Breaking The Ranks

Breaking The Ranks

Written on 09/11/2023
CuriPow


Young-Oak Kim, a Korean-American and United States Army officer during World War II and the Korean War and a civic leader and humanitarian. He proudly led the famed all-Japanese American 100th Infantry Battalion/442nd Regimental Combat Team during World War II and volunteered to serve in the Korean War, where he fought with distinction.

Even more impressive than Colonel Kim’s military awards, however, was his ability to overcome the racial divide. Upon his commission as a second lieutenant in 1943, Kim was assigned to the 100th Battalion/442nd Regimental Combat Team. As the unit’s only Korean American, Kim was offered a transfer due to the Army’s fear of ethnic conflict exacerbated by Japanese colonial rule over Korea. But Kim refused, declaring, “There is no Japanese or Korean here. We’re all Americans and we’re fighting for the same cause.”

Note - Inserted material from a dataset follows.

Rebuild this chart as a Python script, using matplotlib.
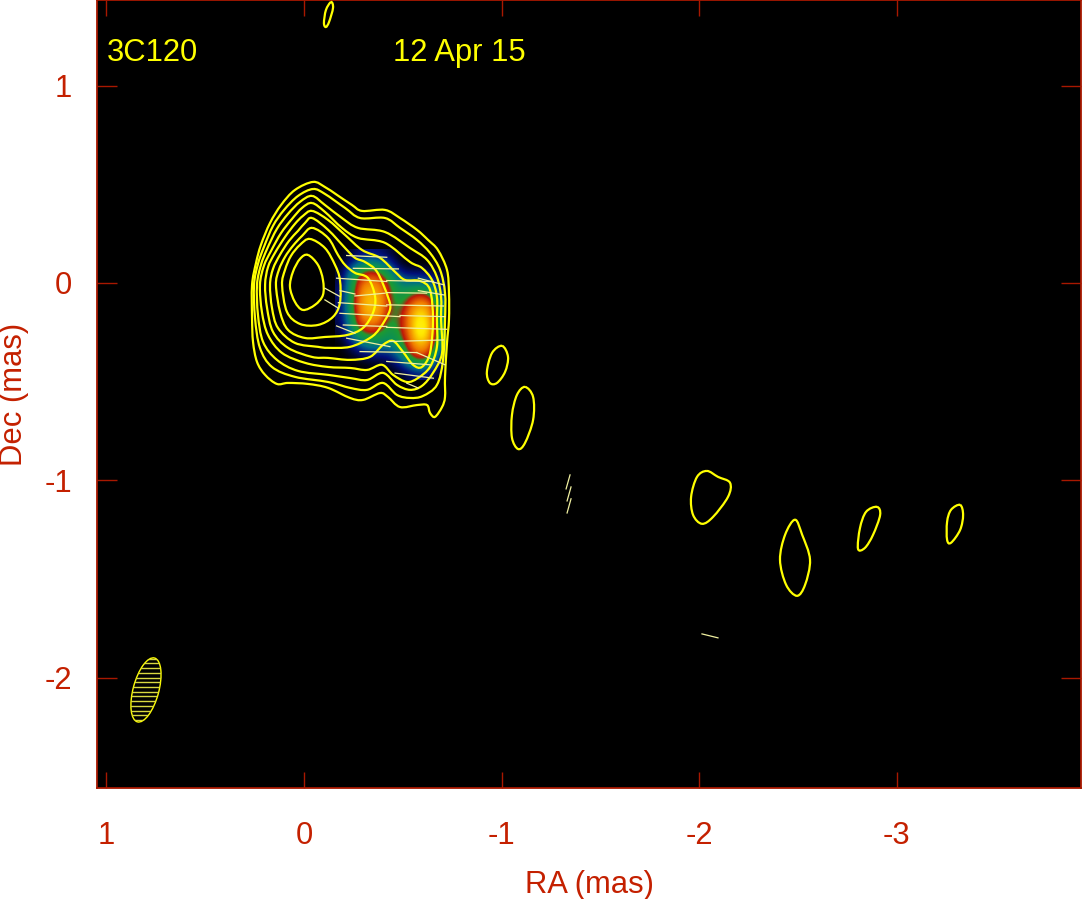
import matplotlib
matplotlib.use('Agg')
import matplotlib.pyplot as plt
from matplotlib.colors import LinearSegmentedColormap
from matplotlib.patches import Ellipse, PathPatch
from matplotlib.path import Path
import numpy as np

plt.rcParams['font.family'] = ['Liberation Sans', 'DejaVu Sans']
plt.rcParams['axes.unicode_minus'] = False

RED = '#c42000'
EDGE = '#a81800'

x_ticks = [1, 0, -1, -2, -3]
y_ticks = [1, 0, -1, -2]

# total intensity contours, all in mas, inner to outer
c1_ra = [-0.020, -0.071, -0.096, -0.096, -0.056, 0.005, 0.046, 0.071, 0.056, 0.020]
c1_dec = [0.142, 0.091, 0.015, -0.061, -0.111, -0.137, -0.096, -0.020, 0.056, 0.122]
c2_ra = [-0.030, -0.106, -0.157, -0.182, -0.182, -0.147, -0.071, 0.020, 0.086, 0.111, 0.096, 0.066, 0.020]
c2_dec = [0.223, 0.177, 0.091, 0.015, -0.101, -0.172, -0.213, -0.208, -0.147, -0.010, 0.066, 0.137, 0.193]
c3_ra = [-0.041, -0.122, -0.172, -0.208, -0.258, -0.324, -0.360, -0.349, -0.299, -0.218, -0.106, -0.005, 0.081,
         0.121, 0.142, 0.127, 0.096, 0.056, 0.010]
c3_dec = [0.279, 0.228, 0.142, 0.091, 0.051, 0.025, -0.071, -0.152, -0.228, -0.264, -0.274, -0.279, -0.238,
          -0.147, -0.010, 0.066, 0.132, 0.188, 0.238]
c4_ra = [-0.041, -0.122, -0.208, -0.258, -0.309, -0.370, -0.425, -0.435, -0.385, -0.334, -0.233, -0.122, -0.071,
         0.046, 0.132, 0.162, 0.172, 0.157, 0.122, 0.076, 0.030, -0.005]
c4_dec = [0.329, 0.269, 0.177, 0.127, 0.106, 0.056, -0.071, -0.137, -0.228, -0.279, -0.324, -0.329, -0.324,
          -0.304, -0.228, -0.127, -0.010, 0.071, 0.142, 0.213, 0.264, 0.304]
c5_ra = [-0.041, -0.122, -0.208, -0.294, -0.385, -0.461, -0.511, -0.587, -0.638, -0.653, -0.638, -0.597, -0.552,
         -0.501, -0.451, -0.400, -0.334, -0.233, -0.122, -0.040, 0.081, 0.157, 0.187, 0.197, 0.182, 0.147, 0.096,
         0.046, 0.005]
c5_dec = [0.365, 0.319, 0.243, 0.167, 0.127, 0.056, 0.015, 0.010, -0.035, -0.187, -0.355, -0.426, -0.415,
          -0.349, -0.294, -0.314, -0.375, -0.390, -0.380, -0.375, -0.329, -0.248, -0.127, -0.010, 0.081, 0.152, 0.233,
          0.299, 0.340]
c6_ra = [-0.041, -0.106, -0.192, -0.273, -0.410, -0.537, -0.597, -0.648, -0.673, -0.673, -0.673, -0.638, -0.577,
         -0.521, -0.451, -0.395, -0.319, -0.233, -0.122, -0.005, 0.111, 0.182, 0.213, 0.223, 0.203, 0.167, 0.116,
         0.061, 0.010]
c6_dec = [0.405, 0.360, 0.279, 0.228, 0.203, 0.106, 0.076, 0.015, -0.071, -0.187, -0.324, -0.426, -0.482,
          -0.502, -0.466, -0.415, -0.441, -0.431, -0.426, -0.405, -0.355, -0.264, -0.147, -0.010, 0.086, 0.162, 0.253,
          0.324, 0.380]
c7_ra = [-0.041, -0.106, -0.192, -0.273, -0.410, -0.537, -0.623, -0.673, -0.694, -0.694, -0.699, -0.653, -0.597,
         -0.537, -0.471, -0.400, -0.319, -0.233, -0.122, 0.030, 0.137, 0.207, 0.233, 0.238, 0.218, 0.187, 0.137,
         0.081, 0.020]
c7_dec = [0.441, 0.395, 0.329, 0.279, 0.258, 0.177, 0.117, 0.030, -0.071, -0.187, -0.355, -0.456, -0.522,
          -0.542, -0.517, -0.456, -0.492, -0.482, -0.466, -0.446, -0.390, -0.299, -0.162, -0.010, 0.091, 0.172, 0.274,
          0.350, 0.411]
c8_ra = [-0.046, -0.106, -0.208, -0.284, -0.410, -0.486, -0.572, -0.638, -0.689, -0.714, -0.714, -0.704, -0.673,
         -0.602, -0.537, -0.471, -0.400, -0.319, -0.233, -0.122, 0.046, 0.162, 0.223, 0.248, 0.253, 0.233, 0.203,
         0.157, 0.101, 0.030]
c8_dec = [0.476, 0.451, 0.380, 0.329, 0.329, 0.279, 0.218, 0.152, 0.066, -0.051, -0.187, -0.390, -0.517,
          -0.573, -0.583, -0.568, -0.507, -0.542, -0.532, -0.502, -0.476, -0.426, -0.329, -0.177, -0.010, 0.096, 0.182,
          0.289, 0.370, 0.441]
c9_ra = [-0.046, -0.106, -0.167, -0.243, -0.294, -0.410, -0.486, -0.572, -0.628, -0.678, -0.724, -0.734, -0.734,
         -0.724, -0.714, -0.714, -0.699, -0.663, -0.638, -0.623, -0.572, -0.486, -0.425, -0.385, -0.299, -0.233,
         -0.122, -0.020, 0.081, 0.137, 0.197, 0.238, 0.258, 0.263, 0.263, 0.243, 0.218, 0.172, 0.116, 0.046]
c9_dec = [0.512, 0.486, 0.446, 0.395, 0.365, 0.370, 0.329, 0.269, 0.218, 0.167, 0.066, -0.051, -0.187,
          -0.304, -0.477, -0.578, -0.629, -0.679, -0.659, -0.619, -0.619, -0.629, -0.578, -0.558, -0.593, -0.583,
          -0.532, -0.512, -0.507, -0.512, -0.466, -0.400, -0.299, -0.177, -0.010, 0.101, 0.193, 0.304, 0.395, 0.471]

# the small islands along the jet
isl_a_ra = [-1.003, -1.033, -1.018, -0.977, -0.941, -0.926, -0.952]
isl_a_dec = [-0.319, -0.375, -0.451, -0.507, -0.507, -0.451, -0.355]
isl_b_ra = [-1.119, -1.160, -1.160, -1.119, -1.084, -1.053, -1.053, -1.078]
isl_b_dec = [-0.527, -0.578, -0.694, -0.811, -0.842, -0.785, -0.669, -0.568]
isl_c_ra = [-2.040, -2.096, -2.157, -2.147, -2.071, -2.015, -1.970, -1.960, -1.990]
isl_c_dec = [-0.953, -0.983, -1.013, -1.084, -1.186, -1.221, -1.176, -1.084, -0.983]
isl_d_ra = [-2.486, -2.522, -2.562, -2.537, -2.496, -2.441, -2.410, -2.436]
isl_d_dec = [-1.200, -1.276, -1.403, -1.530, -1.586, -1.530, -1.403, -1.276]
isl_e_ra = [-2.901, -2.917, -2.881, -2.840, -2.805, -2.815, -2.846]
isl_e_dec = [-1.135, -1.176, -1.277, -1.343, -1.348, -1.242, -1.160]
isl_f_ra = [-3.322, -3.337, -3.322, -3.276, -3.256, -3.256, -3.276]
isl_f_dec = [-1.125, -1.176, -1.252, -1.317, -1.302, -1.211, -1.150]
isl_g_ra = [-0.137, -0.147, -0.127, -0.111, -0.101, -0.111]
isl_g_dec = [1.424, 1.394, 1.323, 1.297, 1.317, 1.383]

# polarization sticks
stick_ra0 = [-0.216, -0.250, -0.165, -0.419, -0.579, -0.182, -0.258, -0.419, -0.579, -0.106, -0.106, -0.174, -0.419,
             -0.182, -0.486, -0.199, -0.419, -0.165, -0.216, -0.435, -0.284, -0.571, -0.419, -0.461, -0.520,
             -1.347, -1.352, -1.352, -2.015]
stick_dec0 = [0.139, 0.074, 0.024, 0.012, 0.024, -0.039, -0.066, -0.049, -0.039, -0.027, -0.086, -0.100, -0.111,
              -0.154, -0.165, -0.213, -0.225, -0.218, -0.280, -0.297, -0.348, -0.353, -0.398, -0.457, -0.508,
              -0.973, -1.034, -1.094, -1.779]
stick_ra1 = [-0.419, -0.478, -0.419, -0.655, -0.709, -0.258, -0.410, -0.621, -0.709, -0.182, -0.174, -0.419, -0.706,
             -0.486, -0.714, -0.419, -0.722, -0.258, -0.435, -0.706, -0.571, -0.714, -0.638, -0.655, -0.579,
             -1.327, -1.332, -1.332, -2.096]
stick_dec1 = [0.130, 0.071, 0.007, 0.007, -0.010, -0.056, -0.052, -0.052, -0.061, -0.069, -0.128, -0.117, -0.117,
              -0.171, -0.171, -0.221, -0.235, -0.255, -0.323, -0.289, -0.353, -0.415, -0.415, -0.483, -0.533,
              -1.044, -1.105, -1.166, -1.799]

# polarized intensity, rows top to bottom, columns left to right on the sky picture
pol_flux = np.array([
    [0, .04, .10, .12, .10, .05, 0, 0, 0, 0, 0],
    [.01, .14, .28, .34, .30, .18, .03, 0, 0, 0, 0],
    [.04, .28, .50, .58, .52, .34, .16, .12, .12, .10, .03],
    [.07, .32, .62, .72, .66, .46, .30, .28, .28, .24, .10],
    [.09, .34, .68, .80, .72, .50, .36, .46, .54, .44, .16],
    [.09, .36, .70, .82, .74, .50, .42, .62, .74, .64, .24],
    [.08, .34, .66, .78, .70, .46, .47, .70, .90, .70, .28],
    [.06, .30, .58, .66, .60, .40, .50, .72, 1.0, .74, .30],
    [.03, .22, .40, .50, .44, .34, .46, .68, .96, .72, .28],
    [0, .10, .22, .30, .28, .28, .38, .62, .80, .64, .22],
    [0, .02, .08, .12, .13, .15, .28, .50, .64, .50, .12],
    [0, 0, 0, .02, .02, .05, .14, .28, .36, .28, .05],
    [0, 0, 0, 0, 0, 0, .02, .08, .12, .08, 0],
])
pol_extent = (-0.157, -0.714, -0.492, 0.167)


def smooth_closed(ra, dec):
    # closed catmull-rom through the read points, as bezier segments
    pts = np.column_stack([ra, dec])
    n = len(pts)
    verts = [pts[0]]
    codes = [Path.MOVETO]
    for i in range(n):
        p0, p1, p2, p3 = pts[i - 1], pts[i], pts[(i + 1) % n], pts[(i + 2) % n]
        verts += [p1 + (p2 - p0) / 6, p2 - (p3 - p1) / 6, p2]
        codes += [Path.CURVE4, Path.CURVE4, Path.CURVE4]
    return Path(verts, codes)


fig = plt.figure(figsize=(10.82, 8.99), dpi=100, facecolor='white')
ax = fig.add_axes([97 / 1082, 111 / 899, 984 / 1082, 788 / 899], facecolor='black')

cmap = LinearSegmentedColormap.from_list('pol', [
    (0.0, '#000000'), (0.12, '#00107a'), (0.24, '#006a8a'), (0.34, '#0a8f58'), (0.45, '#1e9a30'),
    (0.52, '#c01808'), (0.66, '#f07a00'), (0.86, '#ffe800'), (1.0, '#ffff30')])
ax.imshow(pol_flux, extent=pol_extent, origin='upper', aspect='auto', cmap=cmap, vmin=0, vmax=1,
          interpolation='bicubic', zorder=1)

contours = [(c1_ra, c1_dec), (c2_ra, c2_dec), (c3_ra, c3_dec), (c4_ra, c4_dec), (c5_ra, c5_dec),
            (c6_ra, c6_dec), (c7_ra, c7_dec), (c8_ra, c8_dec), (c9_ra, c9_dec),
            (isl_a_ra, isl_a_dec), (isl_b_ra, isl_b_dec), (isl_c_ra, isl_c_dec), (isl_d_ra, isl_d_dec),
            (isl_e_ra, isl_e_dec), (isl_f_ra, isl_f_dec), (isl_g_ra, isl_g_dec)]
for ra, dec in contours:
    ax.add_patch(PathPatch(smooth_closed(ra, dec), fill=False, edgecolor='#ffff00', lw=1.6, zorder=3))

for x0, y0, x1, y1 in zip(stick_ra0, stick_dec0, stick_ra1, stick_dec1):
    ax.plot([x0, x1], [y0, y1], color='#f0f0a0', lw=0.9, zorder=4)

# beam, hatched
beam = Ellipse((0.80, -2.063), 0.13, 0.335, angle=15, fill=False, edgecolor='#ffff00', lw=1.0, zorder=3)
ax.add_patch(beam)
for y in np.arange(-2.24, -1.88, 0.024):
    line, = ax.plot([0.6, 1.0], [y, y], color='#d8d840', lw=1.0, zorder=3)
    line.set_clip_path(beam)

ax.set_xlim(1.048, -3.934)
ax.set_ylim(-2.56, 1.434)
ax.set_xticks(x_ticks)
ax.set_yticks(y_ticks)
ax.set_xticklabels([str(v) for v in x_ticks])
ax.set_yticklabels([str(v) for v in y_ticks])
ax.tick_params(axis='x', direction='in', length=11.5, width=1.0, color=EDGE, labelcolor=RED, labelsize=22.3,
               top=True, pad=24)
ax.tick_params(axis='y', direction='in', length=14.5, width=1.0, color=EDGE, labelcolor=RED, labelsize=22.3,
               right=True, pad=18)
for spine in ax.spines.values():
    spine.set_color(EDGE)
    spine.set_linewidth(1.3)

ax.set_xlabel('RA (mas)', fontsize=22.3, color=RED, labelpad=13.5)
ax.set_ylabel('Dec (mas)', fontsize=22.3, color=RED, labelpad=11)

ax.text(0.0095, 0.9226, '3C120', transform=ax.transAxes, fontsize=22.3, color='#ffff00', va='baseline')
ax.text(0.301, 0.9226, '12 Apr 15', transform=ax.transAxes, fontsize=22.3, color='#ffff00', va='baseline')

fig.savefig('out.png', dpi=100, facecolor='white')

After retiring from the Army Colonel Kim spent ten years to build the Go For Broke Monument and National Education Center in remembrance of the thousands of Nisei veterans who fought during World War II at a time of intense discrimination against Japanese Americans.

 

 


“Koreans and Japanese don’t always get along.” Kim refused on the spot: “You’re wrong. They’re Americans, I’m American, and we’re going to fight for America.”